Beneath this line sits some data. Return only its lines from the one holding "Convert this chart to matplotlib code." through the one holding "from matplotlib.patches import Rectangle", inclusive, exactly, with the images removed.
------
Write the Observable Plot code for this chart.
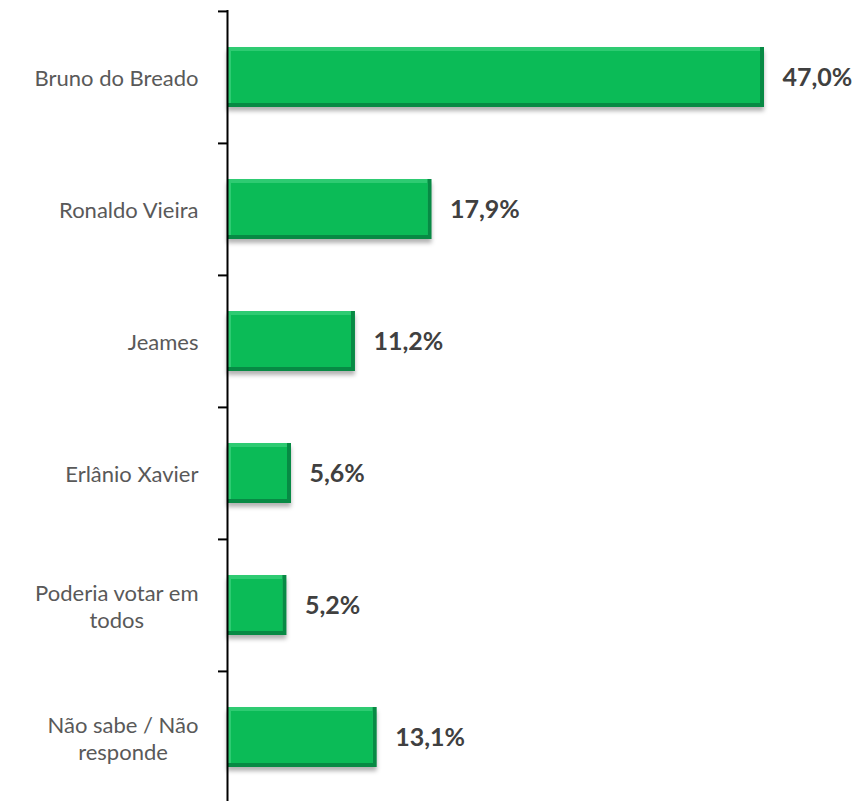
<!DOCTYPE html>
<html>
<head>
<meta charset="utf-8">
<script src="https://cdn.jsdelivr.net/npm/d3@7"></script>
<script src="https://cdn.jsdelivr.net/npm/@observablehq/plot@0.6"></script>
<style>
  html, body { margin: 0; padding: 0; background: #fff; }
</style>
</head>
<body>
<div id="chart"></div>
<script>
const categories = ["Bruno do Breado", "Ronaldo Vieira", "Jeames", "Erlânio Xavier", "Poderia votar em\ntodos", "Não sabe / Não\nresponde"];
const values = [47.0, 17.9, 11.2, 5.6, 5.2, 13.1];

const data = categories.map((name, i) => ({name, value: values[i]}));
const fmt = v => d3.format(".1f")(v).replace(".", ",") + "%";

const yRange = [10, 803];
const step = (yRange[1] - yRange[0]) / categories.length;

const chart = Plot.plot({
  width: 857,
  height: 801,
  marginLeft: 227,
  marginRight: 93,
  marginTop: 10,
  marginBottom: 0,
  style: {fontFamily: "Lato, 'Open Sans', sans-serif", background: "#fff"},
  x: {domain: [0, 47], axis: null},
  y: {domain: categories, range: yRange, paddingInner: 0.547, paddingOuter: 0.2735, label: null, axis: null},
  marks: [
    Plot.axisY({tickSize: 9, dy: -step / 2, tickFormat: () => "", strokeWidth: 2, stroke: "#000"}),
    Plot.axisY({tickSize: 0, tickPadding: 29, fontSize: 22, fill: "#595959", lineHeight: 1.22, label: null}),
    Plot.barX(data, {x: "value", y: "name", fill: "#078a44"}),
    Plot.barX(data, {x: "value", y: "name", fill: "#2ecb72", insetBottom: 4, insetRight: 4}),
    Plot.barX(data, {x: "value", y: "name", fill: "#0bbb57", inset: 4}),
    Plot.ruleX([0], {stroke: "#000", strokeWidth: 2}),
    Plot.text(data, {x: "value", y: "name", text: d => fmt(d.value), dx: 18, textAnchor: "start", fontWeight: "bold", fontSize: 25, fill: "#404040"})
  ]
});

document.getElementById("chart").appendChild(chart);

// drop shadow on the base bars
const barGroups = chart.querySelectorAll('g[aria-label="bar"]');
if (barGroups.length) barGroups[0].style.filter = "drop-shadow(0px 4px 2px rgba(0,0,0,0.3))";

// center multi-line category labels within their block
chart.querySelectorAll("text").forEach(t => {
  const spans = t.querySelectorAll("tspan");
  if (spans.length > 1) {
    const w = t.getBBox().width;
    t.setAttribute("text-anchor", "middle");
    spans.forEach(s => s.setAttribute("x", -w / 2));
  }
});
</script>
</body>
</html>
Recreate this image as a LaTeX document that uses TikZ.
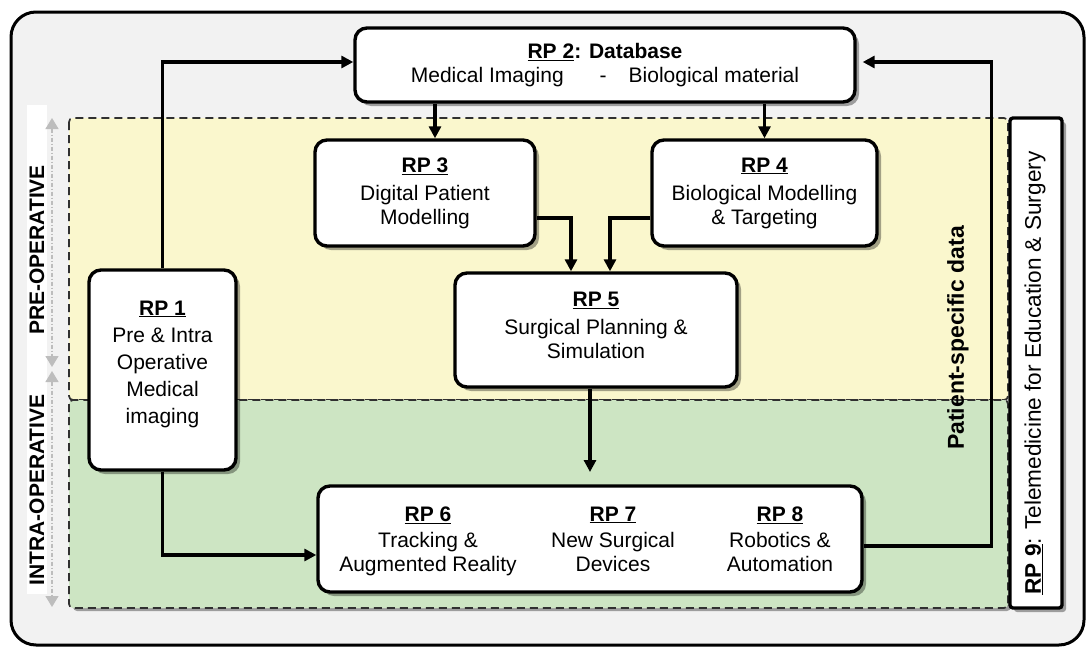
\documentclass[tikz,border=0pt]{standalone}
\usepackage{fontspec}
\setmainfont{Liberation Sans}
\usetikzlibrary{arrows.meta,shadows}
\definecolor{bgout}{HTML}{F2F2F2}
\definecolor{preyel}{HTML}{FAF7CD}
\definecolor{intgrn}{HTML}{CDE5C3}
\definecolor{hintgray}{HTML}{BDBDBD}
\definecolor{dashgray}{HTML}{303030}
\newcommand\rptitle[1]{\textbf{\underline{#1}}}
\begin{document}
\begin{tikzpicture}[x=1pt,y=-1pt,
  rpbox/.style={draw=black,line width=3.4pt,rounded corners=12pt,fill=white,align=center,
    font=\fontsize{21}{24}\selectfont,inner sep=0pt,
    drop shadow={shadow xshift=4pt,shadow yshift=-4pt,fill=black,opacity=0.35}},
  txt/.style={align=center,font=\fontsize{21}{24}\selectfont,inner sep=0pt},
  conn/.style={line width=3.1pt,-{Triangle[length=12pt,width=12pt]}},
  region/.style={draw=dashgray,line width=1.7pt,dash pattern=on 8pt off 5pt,rounded corners=4pt},
  sidelabel/.style={rotate=90,font=\fontsize{21}{24}\selectfont\bfseries,inner sep=0pt},
  hintarrow/.style={draw=hintgray,line width=1.3pt,dash pattern=on 4pt off 2pt on 1pt off 2pt,
    {Triangle[length=11pt,width=13pt]}-{Triangle[length=11pt,width=13pt]}}
]
\useasboundingbox (0,0) rectangle (1088,648);
% outer frame
\draw[line width=3pt,fill=bgout,rounded corners=25pt] (11,12) rectangle (1084,645);
% phase regions
\fill[black,opacity=0.35,rounded corners=4pt] (73,404) rectangle (1011,611);
\filldraw[region,fill=preyel] (69,118) rectangle (1008,400);
\filldraw[region,fill=intgrn] (69,400) rectangle (1008,608);
% left strip
\fill[white] (27,105) rectangle (47,594);
\node[sidelabel] (pre) at (37,250) {PRE-OPERATIVE};
\node[sidelabel] (intra) at (37,490) {INTRA-OPERATIVE};
\coordinate (h1a) at (52,118);
\coordinate (h1b) at (52,367);
\coordinate (h2a) at (52,371);
\coordinate (h2b) at (52,607);
\draw[hintarrow] (h1a) -- (h1b);
\draw[hintarrow] (h2a) -- (h2b);
% boxes
\node[rpbox,minimum width=500pt,minimum height=74pt] (rp2) at (605,65)
  {\textbf{\underline{RP 2}: Database}\\Medical Imaging\hspace{36pt}-\hspace{22pt}Biological material};
\node[rpbox,minimum width=220pt,minimum height=106pt] (rp3) at (425,193)
  {\rptitle{RP 3}\\[4pt]Digital Patient\\Modelling};
\node[rpbox,minimum width=225pt,minimum height=106pt] (rp4) at (764.5,193)
  {\rptitle{RP 4}\\[4pt]Biological Modelling\\\& Targeting};
\node[rpbox,minimum width=282pt,minimum height=114pt] (rp5) at (596,330) {};
\node[txt] (t5) at (596,325) {\rptitle{RP 5}\\[4pt]Surgical Planning \&\\Simulation};
\node[rpbox,minimum width=147pt,minimum height=200pt] (rp1) at (162.5,370) {};
\node[txt,font=\fontsize{21}{27}\selectfont] (t1) at (162.5,364)
  {\rptitle{RP 1}\\Pre \& Intra\\Operative\\Medical\\imaging};
\node[rpbox,minimum width=544pt,minimum height=106pt] (rp678) at (590,539) {};
\node[txt] (t6) at (428,541) {\rptitle{RP 6}\\[2pt]Tracking \&\\Augmented Reality};
\node[txt] (t7) at (613,539) {\rptitle{RP 7}\\[2pt]New Surgical\\Devices};
\node[txt] (t8) at (780,539) {\rptitle{RP 8}\\[2pt]Robotics \&\\Automation};
\node[rpbox,rounded corners=3pt,minimum width=52pt,minimum height=490pt] (rp9) at (1036,363) {};
\node[rotate=90,font=\fontsize{22.6}{26}\selectfont,inner sep=0pt] (t9) at (1035,373)
  {\textbf{\underline{RP 9}}: Telemedicine for Education \& Surgery};
\node[rotate=90,font=\fontsize{23}{26}\selectfont\bfseries,inner sep=0pt] (psd) at (958,338) {Patient-specific data};
% connectors
\draw[conn] (rp1.north) |- ([yshift=3pt]rp2.west);
\draw[conn] (rp1.south) |- ([yshift=-16pt]rp678.west);
\draw[conn] ([xshift=10pt]rp3.north |- rp2.south) -- ([xshift=10pt]rp3.north);
\draw[conn] (rp4.north |- rp2.south) -- (rp4.north);
\draw[conn] ([yshift=-25pt]rp3.east) -| ([xshift=-25pt]rp5.north);
\draw[conn] ([yshift=-25pt]rp4.west) -| ([xshift=14pt]rp5.north);
\coordinate (rp5end) at (590,472);
\draw[conn] (rp5.south -| rp5end) -- (rp5end);
\draw[conn] ([yshift=-7pt]rp678.east) -- ++(128,0) |- ([xshift=6pt,yshift=3pt]rp2.east);
\end{tikzpicture}
\end{document}
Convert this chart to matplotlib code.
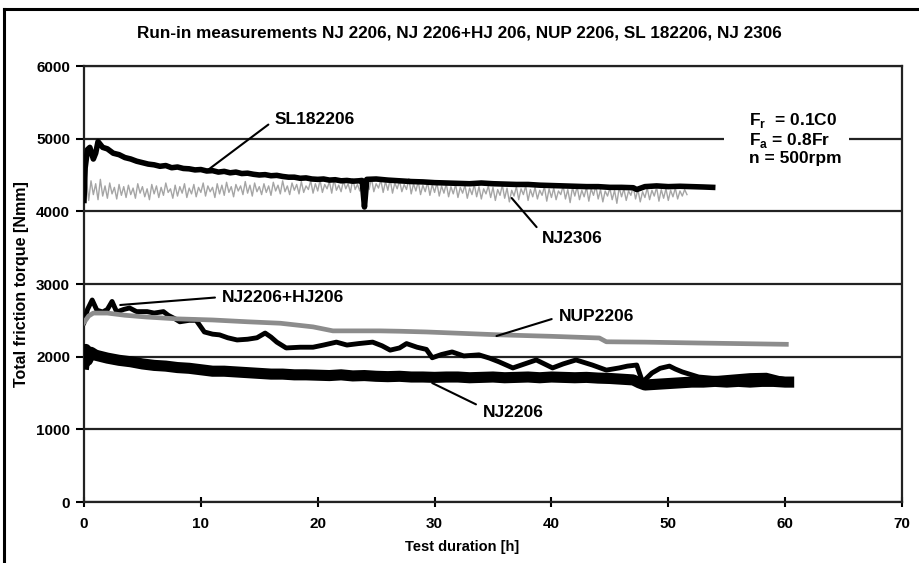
import numpy as np
import matplotlib
matplotlib.use("Agg")
import matplotlib.pyplot as plt
from matplotlib.lines import Line2D
from matplotlib.patches import Rectangle

plt.rcParams['font.family'] = ['Liberation Sans', 'DejaVu Sans']
plt.rcParams['font.weight'] = 'bold'
plt.rcParams['mathtext.fontset'] = 'custom'
plt.rcParams['mathtext.rm'] = 'Liberation Sans:bold'
plt.rcParams['mathtext.bf'] = 'Liberation Sans:bold'

TITLE = "Run-in measurements NJ 2206, NJ 2206+HJ 206, NUP 2206, SL 182206, NJ 2306"
X_LABEL = "Test duration [h]"
Y_LABEL = "Total friction torque [Nmm]"
X_TICKS = [0, 10, 20, 30, 40, 50, 60, 70]
Y_TICKS = [0, 1000, 2000, 3000, 4000, 5000, 6000]
CONDITIONS = "F$_\\mathbf{r}$  = 0.1C0\nF$_\\mathbf{a}$ = 0.8Fr\nn = 500rpm"

# SL182206 (black)
sl_t = [0, 0.1, 0.3, 0.5, 0.8, 1.0, 1.2, 1.6, 2.0, 2.5, 3.0, 3.5, 4.0, 4.5, 5.0, 5.5, 6.0, 6.5, 7.0,
        7.5, 8.0, 8.5, 9.0, 9.5, 10, 10.5, 11, 11.5, 12, 12.5, 13, 13.5, 14, 14.5, 15, 15.5, 16, 16.5,
        17, 17.5, 18, 18.5, 19, 19.5, 20, 20.5, 21, 21.5, 22, 22.5, 23, 23.5, 23.8, 24.0, 24.2, 25,
        26, 27, 28, 29, 30, 31, 32, 33, 34, 35, 36, 37, 38, 39, 40, 41, 42, 43, 44, 45, 46, 47,
        47.3, 48, 49, 50, 51, 52, 53, 53.8]
sl_v = [4150, 4600, 4850, 4880, 4720, 4800, 4960, 4880, 4860, 4800, 4780, 4740, 4720, 4690, 4670,
        4650, 4640, 4620, 4630, 4600, 4610, 4590, 4585, 4570, 4575, 4555, 4560, 4540, 4550, 4530,
        4540, 4520, 4525, 4510, 4500, 4505, 4490, 4495, 4480, 4470, 4470, 4455, 4460, 4445, 4440,
        4445, 4430, 4435, 4420, 4425, 4415, 4420, 4425, 4060, 4440, 4445, 4430, 4420, 4410, 4405,
        4395, 4390, 4385, 4380, 4390, 4380, 4375, 4370, 4370, 4360, 4355, 4350, 4345, 4340, 4340,
        4330, 4330, 4325, 4300, 4340, 4350, 4340, 4345, 4340, 4335, 4330]

# NJ2306 (light grey, noisy), sampled every 0.2 h from 0 to 51.6 h
nj2306_v = [4200, 4460, 4150, 4420, 4230, 4380, 4160, 4440, 4210, 4350,
            4180, 4390, 4240, 4330, 4170, 4370, 4220, 4340, 4190, 4360,
            4230, 4320, 4180, 4380, 4250, 4340, 4200, 4310, 4160, 4370,
            4240, 4350, 4190, 4330, 4220, 4390, 4260, 4310, 4180, 4360,
            4210, 4340, 4250, 4380, 4190, 4320, 4240, 4370, 4200, 4330,
            4260, 4390, 4210, 4350, 4270, 4330, 4190, 4380, 4240, 4360,
            4220, 4400, 4260, 4340, 4200, 4370, 4280, 4350, 4230, 4410,
            4250, 4360, 4210, 4390, 4270, 4340, 4230, 4380, 4260, 4350,
            4220, 4400, 4280, 4360, 4240, 4420, 4270, 4350, 4230, 4390,
            4290, 4370, 4240, 4410, 4260, 4350, 4300, 4420, 4250, 4380,
            4280, 4430, 4260, 4370, 4310, 4410, 4250, 4440, 4290, 4360,
            4270, 4420, 4310, 4380, 4260, 4450, 4300, 4370, 4280, 4430,
            4250, 4400, 4300, 4460, 4270, 4380, 4320, 4430, 4260, 4410,
            4290, 4440, 4250, 4390, 4310, 4420, 4270, 4370, 4300, 4450,
            4240, 4380, 4280, 4410, 4230, 4360, 4270, 4400, 4220, 4370,
            4260, 4390, 4210, 4350, 4250, 4380, 4200, 4340, 4240, 4370,
            4190, 4330, 4250, 4360, 4180, 4320, 4230, 4370, 4200, 4340,
            4170, 4310, 4240, 4350, 4190, 4330, 4150, 4300, 4220, 4360,
            4180, 4320, 4130, 4290, 4210, 4340, 4160, 4310, 4230, 4350,
            4150, 4300, 4200, 4330, 4170, 4290, 4220, 4340, 4140, 4310,
            4190, 4320, 4160, 4280, 4230, 4350, 4170, 4300, 4120, 4330,
            4210, 4340, 4160, 4290, 4200, 4330, 4140, 4310, 4220, 4350,
            4170, 4300, 4130, 4280, 4210, 4320, 4160, 4290, 4110, 4330,
            4200, 4310, 4150, 4280, 4220, 4340, 4170, 4300, 4130, 4270,
            4190, 4320, 4160, 4290, 4210, 4330, 4140, 4300, 4180, 4310,
            4150, 4290, 4200, 4320, 4170, 4280, 4210, 4300, 4230]
nj2306_t = np.linspace(0, 51.6, len(nj2306_v))

# NJ2206+HJ206 (black)
hj_t = [0, 0.3, 0.7, 1.1, 1.6, 2.0, 2.4, 2.8, 3.4, 3.9, 4.5, 5.4, 6.0, 6.8, 7.2, 7.8, 8.2, 9.0,
        9.6, 10.3, 11.0, 11.6, 12.3, 13.1, 14.0, 14.8, 15.5, 16.0, 16.5, 17.3, 18.5, 19.6, 20.5,
        21.6, 22.5, 23.5, 24.7, 25.5, 26.2, 27.0, 27.6, 28.5, 29.3, 29.8, 30.6, 31.5, 32.5, 33.8,
        34.7, 35.5, 36.7, 37.7, 38.7, 39.4, 40.1, 41.0, 42.1, 42.8, 43.5, 44.7, 45.8, 46.5, 47.3,
        47.8, 48.6, 49.3, 50.1, 50.6, 51.2, 52.6, 54.0, 55.5, 57.0, 58.4, 59.5, 60.2]
hj_v = [2470, 2650, 2780, 2640, 2615, 2650, 2760, 2615, 2650, 2670, 2620, 2620, 2600, 2620, 2570,
        2520, 2480, 2500, 2500, 2340, 2310, 2300, 2260, 2230, 2240, 2260, 2325, 2270, 2200, 2120,
        2130, 2130, 2160, 2200, 2160, 2180, 2200, 2150, 2090, 2120, 2180, 2130, 2100, 1985, 2030,
        2065, 2010, 2025, 1980, 1930, 1845, 1900, 1955, 1900, 1845, 1900, 1955, 1920, 1885, 1815,
        1845, 1870, 1885, 1650, 1775, 1840, 1870, 1830, 1790, 1720, 1700, 1720, 1740, 1745, 1700,
        1680]

# NUP2206 (grey)
nup_t = [0, 0.4, 0.8, 2.0, 3.5, 5.4, 8, 11, 14, 16.8, 19.6, 21.3, 25.3, 27, 29.3, 35.6, 40, 44.1,
         44.7, 48, 52.6, 56, 60.1]
nup_v = [2470, 2560, 2600, 2600, 2570, 2545, 2520, 2505, 2480, 2460, 2410, 2355, 2355, 2350, 2340,
         2300, 2280, 2257, 2205, 2200, 2188, 2180, 2170]

# NJ2206 (black, thick band)
nj_t = [0, 0.15, 0.3, 0.6, 1, 1.5, 2, 3, 4, 5, 6, 7, 8, 9, 10, 11, 12, 13, 14, 15, 16, 17, 18, 19,
        20, 21, 22, 23, 24, 25, 26, 27, 28, 29, 30, 31, 32, 33, 34, 35, 36, 37, 38, 39, 40, 41, 42,
        43, 44, 45, 46, 47, 47.5, 48, 49, 50, 51, 52, 53, 54, 55, 56, 57, 58, 59, 60, 60.3]
nj_v = [1900, 2100, 1950, 2060, 2020, 2000, 1980, 1950, 1930, 1900, 1880, 1870, 1850, 1840, 1820,
        1800, 1800, 1790, 1780, 1770, 1760, 1760, 1750, 1750, 1745, 1740, 1750, 1735, 1740, 1730,
        1725, 1730, 1720, 1720, 1715, 1720, 1720, 1710, 1715, 1720, 1710, 1715, 1720, 1710, 1720,
        1715, 1710, 1715, 1705, 1700, 1690, 1680, 1640, 1610, 1620, 1630, 1640, 1650, 1650, 1660,
        1650, 1660, 1650, 1660, 1660, 1650, 1650]

W, H = 919, 563
fig = plt.figure(figsize=(W / 100, H / 100), dpi=100)
ax = fig.add_axes([84 / W, 1 - 502 / H, (902 - 84) / W, (502 - 66) / H])

ax.plot(nj2306_t, nj2306_v, color='#a5a5a5', lw=1.0, zorder=3)
ax.plot(sl_t, sl_v, color='black', lw=4.0, zorder=4)
ax.plot(hj_t, hj_v, color='black', lw=3.5, zorder=4)
ax.plot(nup_t, nup_v, color='#8c8c8c', lw=3.4, zorder=5)
ax.plot(nj_t, nj_v, color='black', lw=8.0, zorder=4)

ax.set_xlim(0, 70)
ax.set_ylim(0, 6000)
ax.set_xticks(X_TICKS)
ax.set_yticks(Y_TICKS)
ax.grid(axis='y', color='#222222', lw=1.6)
ax.grid(axis='x', visible=False)
ax.set_axisbelow(True)
for s in ax.spines.values():
    s.set_linewidth(1.6)
    s.set_color('#222222')
ax.tick_params(axis='y', direction='out', length=6, width=1.5, labelsize=11, pad=4)
ax.tick_params(axis='x', direction='inout', length=7, width=1.5, labelsize=11, pad=7)

# conditions box
ax.add_patch(Rectangle((54.8, 4500), 10.7, 900, facecolor='white', edgecolor='none', zorder=6))
ax.text(56.9, 5000, CONDITIONS, fontsize=12.5, fontweight='bold', va='center', ha='left',
        linespacing=1.1, zorder=7)

ap = dict(arrowstyle='-', color='black', lw=1.5, shrinkA=3, shrinkB=0, relpos=(0, 0.5))
ax.annotate("SL182206", xy=(10.6, 4569), xytext=(16.3, 5257), fontsize=12.5, fontweight='bold',
            va='center', ha='left', arrowprops=ap, zorder=8)
ax.annotate("NJ2306", xy=(36.6, 4183), xytext=(39.2, 3633), fontsize=12.5, fontweight='bold',
            va='center', ha='left', arrowprops=dict(ap, relpos=(0, 0.8)), zorder=8)
ax.annotate("NJ2206+HJ206", xy=(3.1, 2711), xytext=(11.8, 2821), fontsize=12.5, fontweight='bold',
            va='center', ha='left', arrowprops=ap, zorder=8)
ax.annotate("NUP2206", xy=(35.3, 2284), xytext=(40.6, 2546), fontsize=12.5, fontweight='bold',
            va='center', ha='left', arrowprops=ap, zorder=8)
ax.annotate("NJ2206", xy=(29.8, 1637), xytext=(34.1, 1238), fontsize=12.5, fontweight='bold',
            va='center', ha='left', arrowprops=dict(ap, relpos=(0, 0.8)), zorder=8)

fig.text(459 / W, 1 - 33 / H, TITLE, fontsize=12.3, fontweight='bold', ha='center', va='center')
fig.text(462 / W, 1 - 547 / H, X_LABEL, fontsize=10.5, fontweight='bold', ha='center', va='center')
fig.text(22 / W, 1 - 284 / H, Y_LABEL, fontsize=11.5, fontweight='bold', ha='center', va='center',
         rotation=90)

# outer frame (left and top edges visible)
fig.add_artist(Line2D([4 / W, 4 / W], [0, 1 - 9 / H], color='black', lw=2.2))
fig.add_artist(Line2D([4 / W, 1], [1 - 9 / H, 1 - 9 / H], color='black', lw=2.2))

fig.savefig("out.png", dpi=100)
------
Exercise output:
Convert this chart to matplotlib code.
import numpy as np
import matplotlib
matplotlib.use("Agg")
import matplotlib.pyplot as plt
from matplotlib.lines import Line2D
from matplotlib.patches import Rectangle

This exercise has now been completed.